**Task details**
Give the material once more, word for word, without any images.

**Material provided**
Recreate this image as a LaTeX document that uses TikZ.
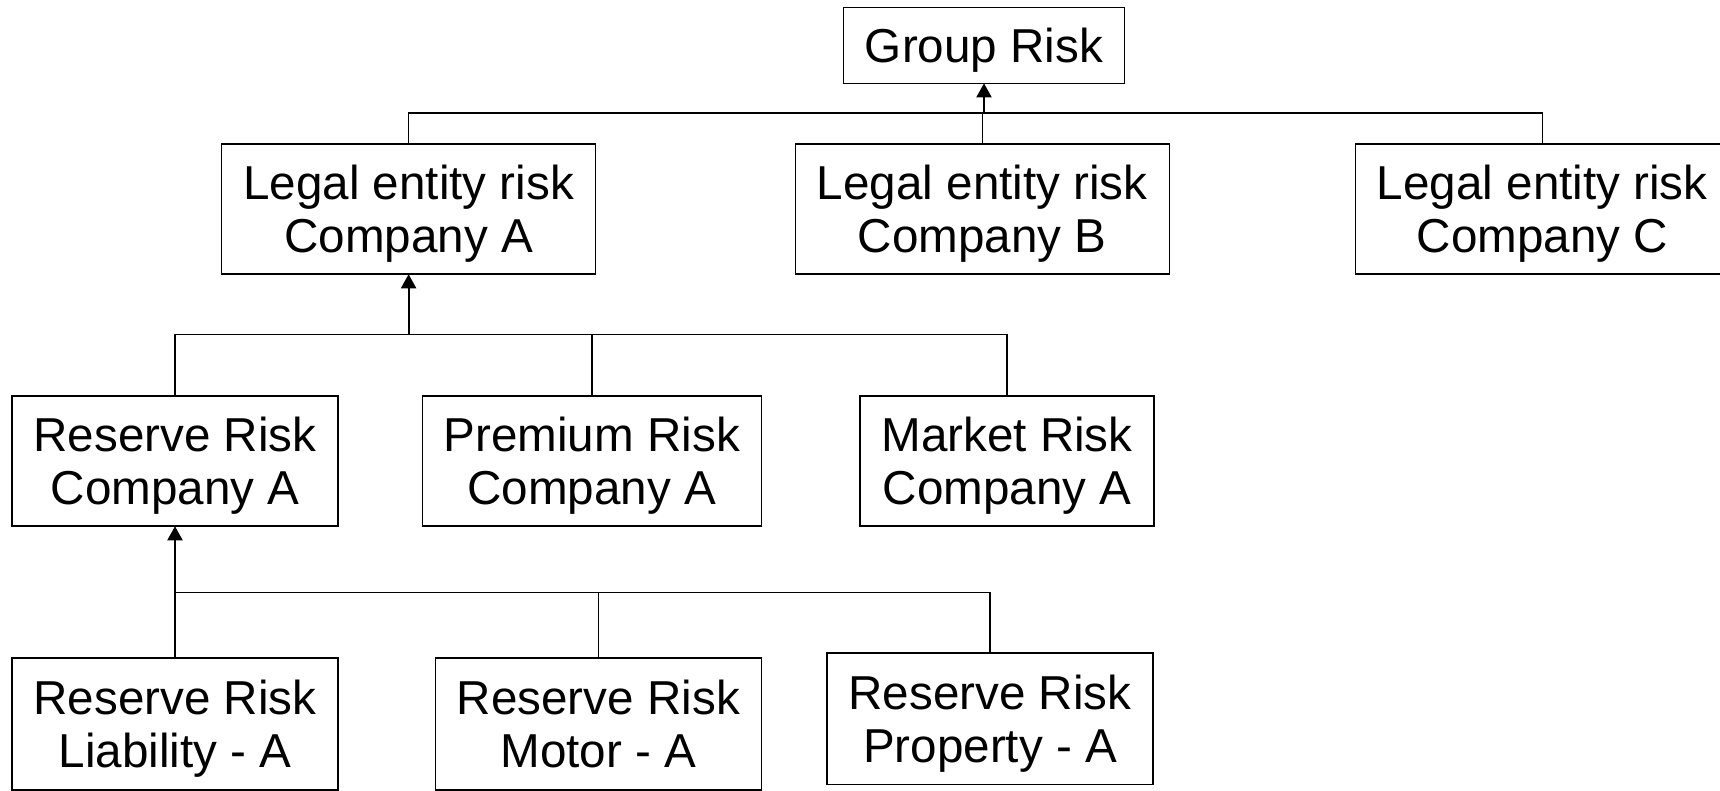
\documentclass[tikz,border=0pt]{standalone}
\usepackage{fontspec}
\setmainfont{Liberation Sans}
\usetikzlibrary{arrows.meta}

\tikzset{
    riskbox/.style={draw, line width=1.6pt, align=center, outer sep=0pt, inner sep=0pt,
        font=\fontsize{47.6}{53}\selectfont, text depth=0pt, minimum height=130.5pt},
    link/.style={line width=1.6pt},
    uparrow/.style={line width=2pt, -{Triangle[length=14pt,width=15pt]}}
}

\begin{document}
\begin{tikzpicture}[x=1pt,y=-1pt]
    \useasboundingbox (0,0) rectangle (1720,790);
    % top level
    \node[riskbox, minimum width=281pt, minimum height=75.7pt] (grp) at (984,45.5) {Group Risk};
    % legal entities
    \node[riskbox, minimum width=374pt] (la) at (408.6,209) {Legal entity risk\\Company A};
    \node[riskbox, minimum width=374pt] (lb) at (982.3,209) {Legal entity risk\\Company B};
    \node[riskbox, minimum width=374pt] (lc) at (1542.3,209) {Legal entity risk\\Company C};
    % risk types of company A
    \node[riskbox, minimum width=325.8pt] (res) at (175,461) {Reserve Risk\\Company A};
    \node[riskbox, minimum width=339pt] (prem) at (591.8,461) {Premium Risk\\Company A};
    \node[riskbox, minimum width=294pt] (mkt) at (1007,461) {Market Risk\\Company A};
    % lines of business
    \node[riskbox, minimum width=325.8pt, minimum height=131.6pt] (liab) at (175,724) {Reserve Risk\\Liability - A};
    \node[riskbox, minimum width=325.8pt, minimum height=131.6pt] (motor) at (598.4,724) {Reserve Risk\\Motor - A};
    \node[riskbox, minimum width=325.8pt, minimum height=131.6pt] (prop) at (990,718.5) {Reserve Risk\\Property - A};

    \coordinate (b1) at (0,113);
    \coordinate (b2) at (0,334.6);
    \coordinate (b3) at (0,592.3);

    \draw[link] (la.north) -- (la.north |- b1) -- (lc.north |- b1) -- (lc.north);
    \draw[link] (lb.north) -- (lb.north |- b1);
    \draw[uparrow] (grp.south |- b1) -- (grp.south);

    \draw[link] (res.north) -- (res.north |- b2) -- (mkt.north |- b2) -- (mkt.north);
    \draw[link] (prem.north) -- (prem.north |- b2);
    \draw[uparrow] (la.south |- b2) -- (la.south);

    \draw[link] (liab.north) -- (liab.north |- b3) -- (prop.north |- b3) -- (prop.north);
    \draw[link] (motor.north) -- (motor.north |- b3);
    \draw[uparrow] (res.south |- b3) -- (res.south);
\end{tikzpicture}
\end{document}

**Worked solution**
Recreate this image as a LaTeX document that uses TikZ.
\documentclass[tikz,border=0pt]{standalone}
\usepackage{fontspec}
\setmainfont{Liberation Sans}
\usetikzlibrary{arrows.meta}

\tikzset{
    riskbox/.style={draw, line width=1.6pt, align=center, outer sep=0pt, inner sep=0pt,
        font=\fontsize{47.6}{53}\selectfont, text depth=0pt, minimum height=130.5pt},
    link/.style={line width=1.6pt},
    uparrow/.style={line width=2pt, -{Triangle[length=14pt,width=15pt]}}
}

\begin{document}
\begin{tikzpicture}[x=1pt,y=-1pt]
    \useasboundingbox (0,0) rectangle (1720,790);
    % top level
    \node[riskbox, minimum width=281pt, minimum height=75.7pt] (grp) at (984,45.5) {Group Risk};
    % legal entities
    \node[riskbox, minimum width=374pt] (la) at (408.6,209) {Legal entity risk\\Company A};
    \node[riskbox, minimum width=374pt] (lb) at (982.3,209) {Legal entity risk\\Company B};
    \node[riskbox, minimum width=374pt] (lc) at (1542.3,209) {Legal entity risk\\Company C};
    % risk types of company A
    \node[riskbox, minimum width=325.8pt] (res) at (175,461) {Reserve Risk\\Company A};
    \node[riskbox, minimum width=339pt] (prem) at (591.8,461) {Premium Risk\\Company A};
    \node[riskbox, minimum width=294pt] (mkt) at (1007,461) {Market Risk\\Company A};
    % lines of business
    \node[riskbox, minimum width=325.8pt, minimum height=131.6pt] (liab) at (175,724) {Reserve Risk\\Liability - A};
    \node[riskbox, minimum width=325.8pt, minimum height=131.6pt] (motor) at (598.4,724) {Reserve Risk\\Motor - A};
    \node[riskbox, minimum width=325.8pt, minimum height=131.6pt] (prop) at (990,718.5) {Reserve Risk\\Property - A};

    \coordinate (b1) at (0,113);
    \coordinate (b2) at (0,334.6);
    \coordinate (b3) at (0,592.3);

    \draw[link] (la.north) -- (la.north |- b1) -- (lc.north |- b1) -- (lc.north);
    \draw[link] (lb.north) -- (lb.north |- b1);
    \draw[uparrow] (grp.south |- b1) -- (grp.south);

    \draw[link] (res.north) -- (res.north |- b2) -- (mkt.north |- b2) -- (mkt.north);
    \draw[link] (prem.north) -- (prem.north |- b2);
    \draw[uparrow] (la.south |- b2) -- (la.south);

    \draw[link] (liab.north) -- (liab.north |- b3) -- (prop.north |- b3) -- (prop.north);
    \draw[link] (motor.north) -- (motor.north |- b3);
    \draw[uparrow] (res.south |- b3) -- (res.south);
\end{tikzpicture}
\end{document}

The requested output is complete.